Excellence in athletics
"I want (the athletic department) to be thinking this is a preeminent institution which has the opportunity to win a national championship in every sport and win the Sears Cup."
UH President Evan Dobelle.
By Ferd Lewis
Advertiser Columnist
When Evan Dobelle gave the University of Hawai'i athletic department its double-time marching orders, one of the first benchmarks he proposed was the Sears Cup, annually representative of the best all-around performance by an athletic program.
The Sears Cup, actually a Waterford crystal trophy, goes to the school in each division (NCAA I, II, III and NAIA) with the most overall points in a cross-section sampling of sports.
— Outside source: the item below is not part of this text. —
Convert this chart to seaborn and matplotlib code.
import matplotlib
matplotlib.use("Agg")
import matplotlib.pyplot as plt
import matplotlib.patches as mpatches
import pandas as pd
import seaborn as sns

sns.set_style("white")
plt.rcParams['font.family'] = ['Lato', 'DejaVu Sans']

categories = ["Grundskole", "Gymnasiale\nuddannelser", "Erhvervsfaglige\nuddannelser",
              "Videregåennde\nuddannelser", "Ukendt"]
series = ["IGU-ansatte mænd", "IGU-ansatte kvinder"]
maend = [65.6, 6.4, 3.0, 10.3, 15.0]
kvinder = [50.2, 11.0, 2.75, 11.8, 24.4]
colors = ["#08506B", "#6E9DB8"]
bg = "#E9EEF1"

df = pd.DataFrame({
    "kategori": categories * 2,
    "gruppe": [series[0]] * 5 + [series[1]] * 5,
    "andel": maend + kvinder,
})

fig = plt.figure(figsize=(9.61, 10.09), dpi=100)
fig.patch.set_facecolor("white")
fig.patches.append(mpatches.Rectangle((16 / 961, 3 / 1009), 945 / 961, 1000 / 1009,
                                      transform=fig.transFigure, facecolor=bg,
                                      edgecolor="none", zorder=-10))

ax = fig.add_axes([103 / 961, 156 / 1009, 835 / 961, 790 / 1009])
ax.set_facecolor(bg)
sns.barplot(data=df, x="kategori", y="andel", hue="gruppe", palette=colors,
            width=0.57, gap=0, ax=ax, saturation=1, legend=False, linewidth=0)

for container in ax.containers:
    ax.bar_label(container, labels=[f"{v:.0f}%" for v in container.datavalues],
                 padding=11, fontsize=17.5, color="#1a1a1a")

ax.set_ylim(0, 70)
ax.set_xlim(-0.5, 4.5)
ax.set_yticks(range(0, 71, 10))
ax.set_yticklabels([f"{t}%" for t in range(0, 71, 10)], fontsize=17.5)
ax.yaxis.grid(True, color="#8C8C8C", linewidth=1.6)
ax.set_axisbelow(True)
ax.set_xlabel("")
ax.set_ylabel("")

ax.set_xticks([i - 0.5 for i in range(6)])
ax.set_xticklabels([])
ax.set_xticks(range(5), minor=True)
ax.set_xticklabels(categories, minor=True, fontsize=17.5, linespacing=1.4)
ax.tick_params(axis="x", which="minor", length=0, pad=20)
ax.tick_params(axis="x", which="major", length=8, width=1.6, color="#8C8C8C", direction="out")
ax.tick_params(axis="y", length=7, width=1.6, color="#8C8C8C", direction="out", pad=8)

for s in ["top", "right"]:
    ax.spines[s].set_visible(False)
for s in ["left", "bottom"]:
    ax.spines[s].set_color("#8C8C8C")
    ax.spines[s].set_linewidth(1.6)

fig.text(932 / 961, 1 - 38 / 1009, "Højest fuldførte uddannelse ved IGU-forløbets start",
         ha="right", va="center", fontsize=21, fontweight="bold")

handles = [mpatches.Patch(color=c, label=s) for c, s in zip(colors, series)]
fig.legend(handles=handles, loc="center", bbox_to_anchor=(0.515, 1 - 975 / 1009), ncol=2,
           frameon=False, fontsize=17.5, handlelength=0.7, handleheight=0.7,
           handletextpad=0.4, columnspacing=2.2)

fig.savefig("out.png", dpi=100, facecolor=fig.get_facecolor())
In Division I, where Stanford has won seven of the eight trophies, points are awarded for finishes in national championship events and final polls in 20 sports ranging from baseball to women's water polo.
At the moment, bringing the trophy to Manoa is a beyond-ambitious goal. But as a symbolic challenge, the Sears Cup might be just the kind of reach-for-the-sky prize it takes to raise the bar on thinking. At UH, where the highest finish has been 68th in 1995-'96, it could be the type of bold target to improve across-the-board performance and interest in the 19 sports UH sponsors.
But, as a matter of reality, you wonder how attainable it is in the foreseeable future given current financial circumstances.
Or, perhaps a better question is: When will UH be able to afford the price tag of success at that level?
Consider that all of the schools that finished in the top 20 of the Division I Sears Cup this year have budgets of at least $20 million and some double that. The Top 10 in this year's standings spend, on average, $34 million each.
Compare that with UH, which has never had a budget of more than $16.4 million and isn't due any help from general funds. It has had to look under the sofa cushions and clip coupons even to come up with that much.
Nor has any Western Athletic Conference team, most of which have budgets similar or below that of UH, ever cracked the Top 10.
Once upon a not-so-distant time UH had taken aim at the more modest goal of becoming a consistent Top 40 finisher in the Sears Cup standings. But even that was predicated upon a hoped-for annual budget of $20 million, which has also yet to materialize.
Where the money will come from to underwrite making UH the type of across-the-board contender to compete on the Sears Cup championship level is anybody's guess at the moment.
While there is room for improvement in ticket sales and creative marketing solutions are increasing the revenue stream, there is still a considerable gap between UH and the programs it hopes to rub elbows with.
While Pac-10 schools annually take home about $5 million from their share of conference television and bowl deals, UH was thrilled to get $606,000 as its piece of the WAC pie this just-concluded fiscal year.
Dobelle, who has announced an intention to meet soon with the head coaches of all the sports, said if there is a commitment to taking the program to a higher level, he'd be willing to roll up his sleeves. "I'd have to find the resources, probably externally, to give them what they need. It would be pretty hard to rationalize taking money out of the classrooms, so it would probably have to be raised externally."
If the new president is serious about UH becoming a Sears Cup contender, getting there will require him to pitch in.